Today I received an e-mail from my mom saying she had spoken on the phone with an old friend from Georgia - some of our oldest family friends, though it has been at least twenty years since we've seen them. My mom told her that I was staying at home with the kids and Mrs. Manning replied that she thought that was wonderful.

That kind of response to my situation comes almost exclusively from mothers. Most men have spent a Saturday afternoon watching the kids and quickly extrapolate from that experience an unwillingness to do so on a full-time basis. Meanwhile, mothers, I believe, are operating out of the principle of Misery Loves Company. "See," they think corporately, their feminine minds psychically connected, "it's the real hardest job you'll ever love." And so it is. And I imagine for most women, it is far more difficult than what I experience, because my wife is so untiringly helpful at home. Most men are ass-sitters; such is my natural state.
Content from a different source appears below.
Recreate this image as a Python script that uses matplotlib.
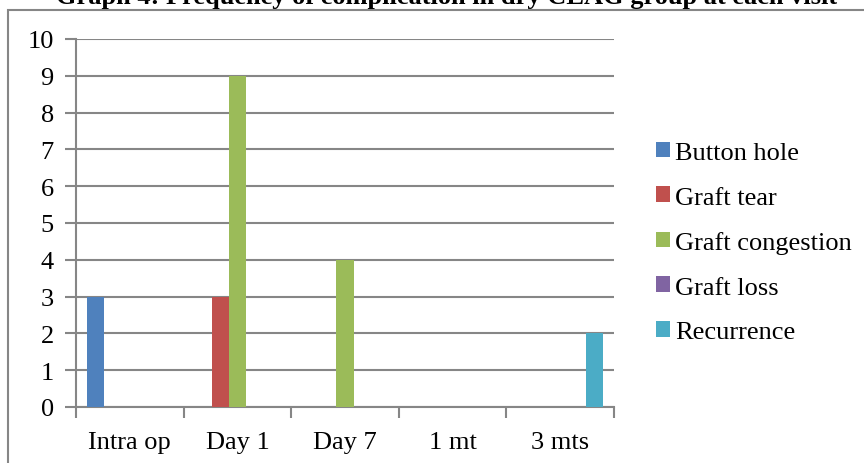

But I still grow twitchy at times, wishing I were somewhere else. I hear a myriad of ghosts whispering mad words in my head. And then the soft voice of Abba Anthony cuts through the cacophony: In whatever place you live, do not easily leave it. (Oh, and, Pambo, control your stomach.)

Yes, Abba Anthony. Thank you, father. Pray for me.

Friday, February 02, 2007


Christ the Lord is our day and our sunlight, shining on all men and never setting. Let us praise him, saying:
- O Lord, you are our life and our salvation!

Creator of the stars, we offer you in gratitude the first-fruits of this day, and we commemorate your resurrection.

May your Spirit guide us today to do what is pleasing to you: may your Wisdom lead us always.

Let us join together with joy at Mass this Sunday, at the table of your word and your Body and Blood.

Our souls give you thanks for your immeasurable kindness.

from the Liturgy of the Hours

Thursday, February 01, 2007

2 to 4 Inches

There is a chance of light blogging this week as I have some projects I need to wrap up. The situation may change at any given moment, seeing as how my brain tends to think about things absolutely irrelevant to the task at hand.

Oh, and snow again today - the schools are closed.